Power station in Sonbhadra, Uttar Pradesh, India

Anpara Thermal Power Station is located at Anpara in Sonbhadra district in the Indian state of Uttar Pradesh, about 180 km from Varanasi on the Varanasi–Shakti Nagar route. It has a total power-generation capacity of 3850 MW using 9 units.

== Operations ==
There are in total nine operational units, all of which are coal-fired thermal power stations. The machinery for the UPRVUNL's Anpara A (3 units of 210 MW each) are from Bharat Heavy Electricals Limited. UPRVUNL'S Anpara B (two units of 500 MW each) from Toshiba Corporation, Japan. Machinery for Anpara C was sourced by Lanco power from Dongfang Electric Company (China). Machinery for UPRVUNL'S Anpara D (2 units of 500 MW Each) is sourced from BHEL.

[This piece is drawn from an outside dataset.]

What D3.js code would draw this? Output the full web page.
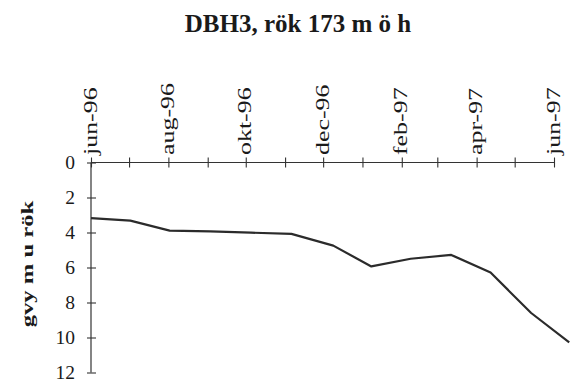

The coal to all these units is fed from Kharia, Kakri, and Beena open coal mines of NCL by company-owned freight trains, a merry-go-round system maintained by UPRVUNL and previously on roads by dumpers.

== Capacity ==

| Stage | Unit Number | Installed Capacity (MW) | Date of Commissioning | Status | Remarks |
|---|---|---|---|---|---|
| Anpara A | 1 | 210 | 2015 January | Running | owned by UPRVUNL |
| Anpara A | 2 | 210 | 1987 August | Running | owned by UPRVUNL |
| Anpara A | 3 | 210 | 1989 March | Running | owned by UPRVUNL |
| Anpara B | 4 | 500 | 1994 March | Running | owned by UPRVUNL |
| Anpara B | 5 | 500 | 1994 October | Running | owned by UPRVUNL |
| Anpara C | 6 | 600 | 2011 December | Running | owned by Lanco Infratech |
| Anpara C | 7 | 600 | 2012 January | Running | owned by Lanco Infratech |
| Anpara D | 8 | 500 | 2015 June | Running | owned by UPRVUNL |
| Anpara D | 9 | 500 | 2016 March | Out of order because of recent accident | owned by UPRVUNL |

In 2007, Anpara C was allotted to be constructed in PPP sector domain. The new 2 × 600 MW power plant made under PPP By Lanco Infratech. On 13 November 2019, there was a blast in Anpara D due to accidental leakage of hydrogen gas from the generator of a 500 MW unit, putting two 500 MW units out of operation. The blast was so intense and severe that the generator of one of the units simply turned into pieces, and four assistant engineers who were in control room suffered splinter and burn injuries.